Post fiscal 2023, supported by accelerated recoveries and write-off towards the existing AUM, overall asset quality of the group’s loan portfolio improved with its gross non-performing assets (GNPA) ratio improving to 2.4% as on March 31, 2024 (3.8% as on March 31, 2023).
Nevertheless, while the stress in wholesale AUM has declined gradually, it remains monitorable owing to the high share of security receipts in the overall AUM.
During the nine-months period ending December 31, 2024, the overall asset quality profile of the group moderated with GNPA rising to 2.8%. As on December 31, 2024, while the asset quality profile of housing and LAP segment (making up 51% of AUM cumulatively) remained under control, the rise in delinquencies for the overall AUM was driven by increasing stress in other retail segments such as business loans, microfinance loans and unsecured digital loans, 90+ dpd for which stood at 2.2%, 5.5% and 3.0% respectively, during the period.
The management has taken steps to reduce concentration risk in the portfolio with focus on growing the individual housing loans portfolio along with other retail loans. Consequently, going forward, ability of the management to ensure timely recoveries from the wholesale 1.0 segment, whilst focusing on maintaining comfortable asset quality metrics for the overall AUM remains a key monitorable.
Average profitability metrics
Profitability metrics for the group has remained volatile over the past few periods, on account of various one-off items such as gain/loss on sale of investments, provisioning towards legacy assets and tax adjustments.
During fiscal 2024, the group reported a net loss of Rs 1,684 crore, majorly driven by provisioning towards alternative investment funds (AIF) assets.

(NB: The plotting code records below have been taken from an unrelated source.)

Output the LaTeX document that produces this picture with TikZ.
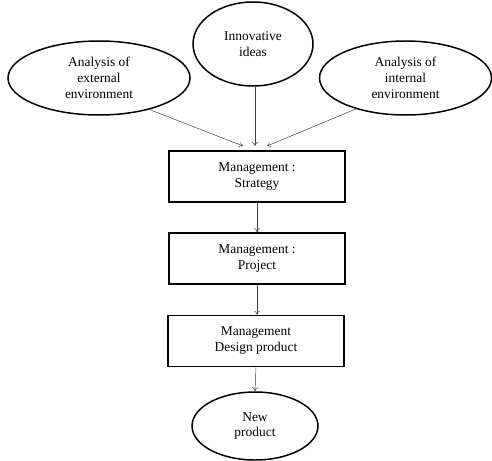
\documentclass[tikz,border=0pt]{standalone}
\usepackage{fontspec}
\setmainfont{Liberation Serif}
\usetikzlibrary{shapes.geometric,arrows.meta}
\begin{document}
\begin{tikzpicture}[x=1bp,y=-1bp,
  txt/.style={font=\fontsize{13.5}{16}\selectfont, align=center, inner sep=0pt},
  oval/.style={txt, ellipse, draw, line width=1.5pt, minimum width=#1},
  stage/.style={txt, draw, line width=1.6pt, minimum width=176bp, minimum height=51bp},
  flow/.style={draw=black!75, line width=0.5pt, -{To[length=4pt,width=6pt]}}]
\useasboundingbox (0,0) rectangle (492,461);
% source ellipses
\node[oval=182bp, minimum height=74bp] (ext) at (99,78) {Analysis of\\external\\environment};
\node[oval=120bp, minimum height=84bp] (idea) at (253,44) {Innovative\\ideas};
\node[oval=172bp, minimum height=74bp] (int) at (405.5,78) {Analysis of\\internal\\environment};
% management stages
\node[stage] (strat) at (257,176.5) {Management :\\Strategy};
\node[stage] (proj) at (257,258.5) {Management :\\Project};
\node[stage] (design) at (256,341) {Management\\Design product};
% result
\node[oval=126bp, minimum height=68bp] (new) at (255,426) {New\\product};
% connectors
\coordinate (inL) at (243,146);
\coordinate (inC) at (255,146);
\coordinate (inR) at (267,146);
\draw[flow] (ext.-32) -- (inL);
\draw[flow] (idea.south) ++(2,0) -- (inC);
\draw[flow] (int.-148) -- (inR);
\draw[flow] (strat.south) -- (proj.north);
\draw[flow] (proj.south) -- (design.north -| proj.south);
\draw[flow] (design.south) -- (new.north);
\end{tikzpicture}
\end{document}
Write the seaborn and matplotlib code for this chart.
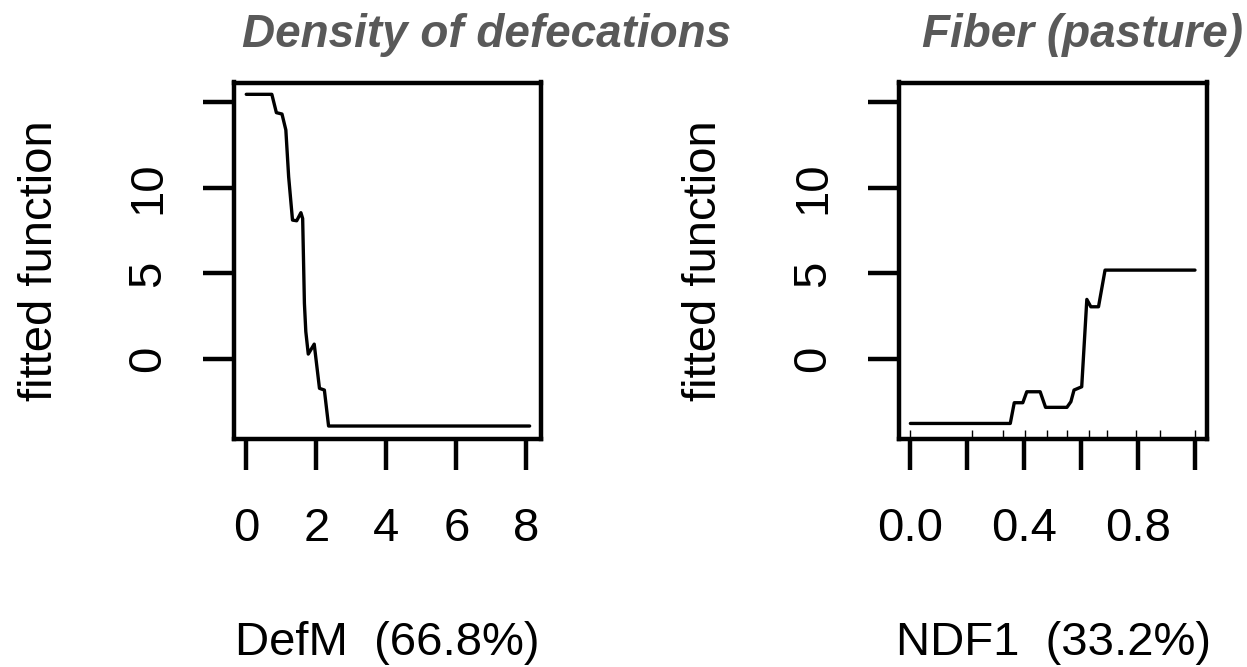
import matplotlib
matplotlib.use('Agg')
import matplotlib.pyplot as plt
import seaborn as sns

# partial dependence values
defm_x = [0.0, 0.73, 0.86, 1.02, 1.13, 1.21, 1.32, 1.44, 1.56, 1.61, 1.66, 1.70,
          1.77, 1.94, 2.09, 2.23, 2.35, 8.09]
defm_y = [15.45, 15.45, 14.38, 14.30, 13.37, 10.64, 8.11, 8.07, 8.54, 8.2, 3.25, 1.60,
          0.29, 0.87, -1.71, -1.81, -3.91, -3.91]

ndf_x = [0.0, 0.351, 0.365, 0.395, 0.409, 0.456, 0.475, 0.550, 0.564, 0.575,
         0.602, 0.620, 0.634, 0.661, 0.684, 1.0]
ndf_y = [-3.76, -3.76, -2.55, -2.55, -1.91, -1.91, -2.82, -2.82, -2.49, -1.81,
         -1.62, 3.48, 3.05, 3.05, 5.19, 5.19]

# deciles of NDF1 (rug)
ndf_deciles = [0.0, 0.216, 0.327, 0.404, 0.48, 0.55, 0.626, 0.69, 0.793, 0.877, 1.0]

y_ticks = [0, 5, 10, 15]
y_labels = ['0', '5', '10', '']
defm_ticks = [0, 2, 4, 6, 8]
defm_labels = ['0', '2', '4', '6', '8']
ndf_ticks = [0.0, 0.2, 0.4, 0.6, 0.8, 1.0]
ndf_labels = ['0.0', '', '0.4', '', '0.8', '']

titles = ['Density of defecations', 'Fiber (pasture)']
xlabels = ['DefM  (66.8%)', 'NDF1  (33.2%)']

sns.set_style('white')
plt.rcParams['font.family'] = ['Liberation Sans', 'DejaVu Sans']

W, H = 1247, 667
fig = plt.figure(figsize=(W / 100, H / 100), dpi=100)
ax1 = fig.add_axes([234 / W, 1 - 438.7 / H, 306.5 / W, 356.2 / H])
ax2 = fig.add_axes([899 / W, 1 - 438.7 / H, 308.5 / W, 356.2 / H])

sns.lineplot(x=defm_x, y=defm_y, ax=ax1, color='black', lw=2.4,
             estimator=None, sort=False)
sns.lineplot(x=ndf_x, y=ndf_y, ax=ax2, color='black', lw=2.4,
             estimator=None, sort=False)
sns.rugplot(x=ndf_deciles, ax=ax2, height=0.025, color='black', lw=1)

ax1.set_xlim(-0.35, 8.4)
ax2.set_xlim(-0.04, 1.044)
for ax, xt, xl, lab in [(ax1, defm_ticks, defm_labels, xlabels[0]),
                        (ax2, ndf_ticks, ndf_labels, xlabels[1])]:
    ax.set_ylim(-4.65, 16.14)
    ax.set_xticks(xt)
    ax.set_xticklabels(xl)
    ax.set_yticks(y_ticks)
    ax.set_yticklabels(y_labels)
    for s in ax.spines.values():
        s.set_visible(True)
        s.set_linewidth(3.2)
        s.set_color('black')
    ax.tick_params(axis='both', direction='out', length=22, width=3.2,
                   color='black', labelsize=34, labelcolor='black',
                   bottom=True, left=True)
    ax.tick_params(axis='x', pad=27)
    ax.tick_params(axis='y', pad=24, labelrotation=90)
    for t in ax.get_yticklabels():
        t.set_verticalalignment('center')
    ax.set_xlabel(lab, fontsize=34, color='black')
    ax.xaxis.set_label_coords(0.5, -0.512)
    ax.set_ylabel('fitted function', fontsize=34, color='black')
    ax.yaxis.set_label_coords(-0.56, 0.5)

fig.text(242 / W, 1 - 47 / H, titles[0], fontsize=33, fontweight='bold',
         fontstyle='italic', color='#595959', ha='left', va='baseline')
fig.text(922 / W, 1 - 47 / H, titles[1], fontsize=33, fontweight='bold',
         fontstyle='italic', color='#595959', ha='left', va='baseline')

fig.savefig('out.png', dpi=100)
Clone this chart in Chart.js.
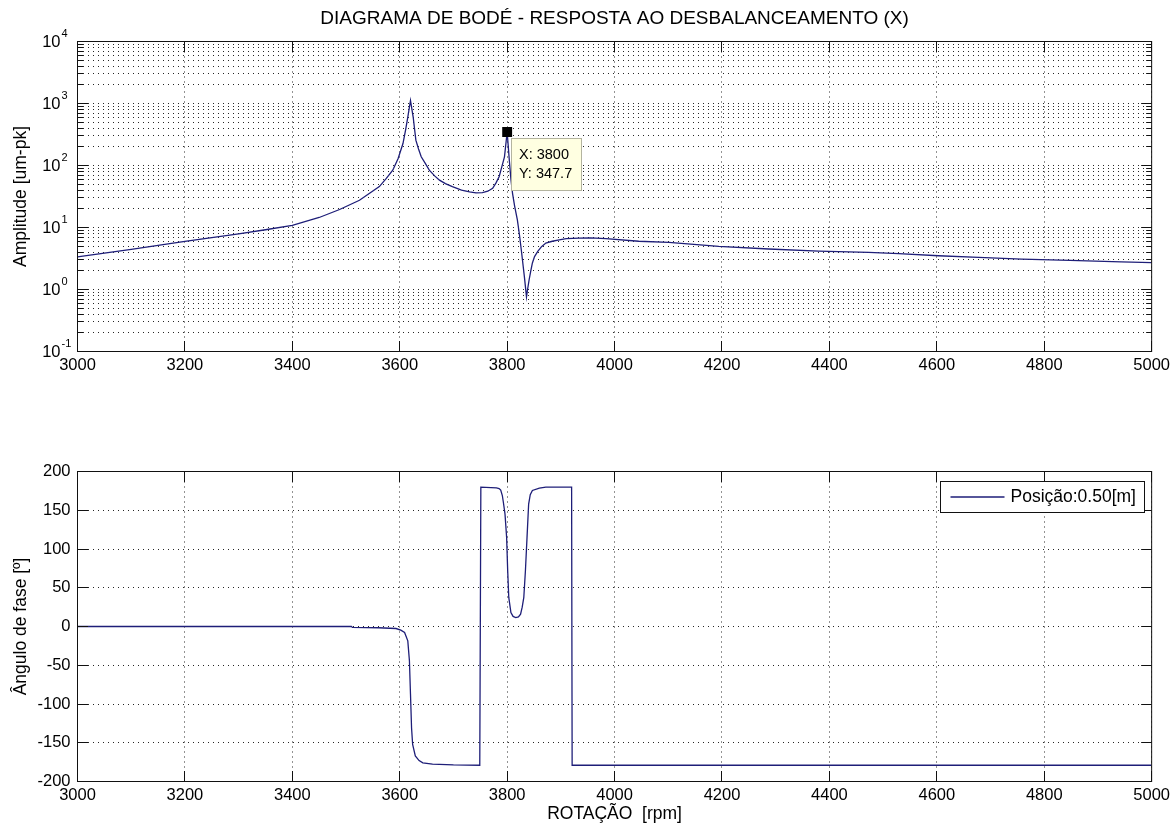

During the year, operational profitability before provisions (PPOP) also moderated to Rs 1,197 crore (Rs 2,831 crore: FY23) on account of low interest yielding legacy wholesale loan portfolio creating a negative drag on overall earnings, clubbed with rising operating expenses towards retail loans.
Nevertheless, during the nine months period ending December 31, 2024, the group reported positive PAT of Rs 383 crore. As a result, return on average managed assets (RoMA) (including exceptional gains) improved but remained moderate at 0.6% during 9MFY25 from -2.1% during fiscal 2024. Profitability during the period was supported by reduced credit costs which stood at 1.7% for the nine months ending December 31, 2024, as against 5.0% for fiscal 2024.
Going forward, with the change in the portfolio mix, the impact on the interest margins is yet to be assessed. Further, owing to the underlying risk within the wholesale book, higher provisioning requirement could adversely impact the earnings profile of the company. With the increasing share of retail book within the overall AUM, the operating expenses may also remain elevated over the medium term. Any material changes in the earnings profile of the company due to change in portfolio mix or due to impact of the asset quality of the wholesale portfolio is a key monitorable.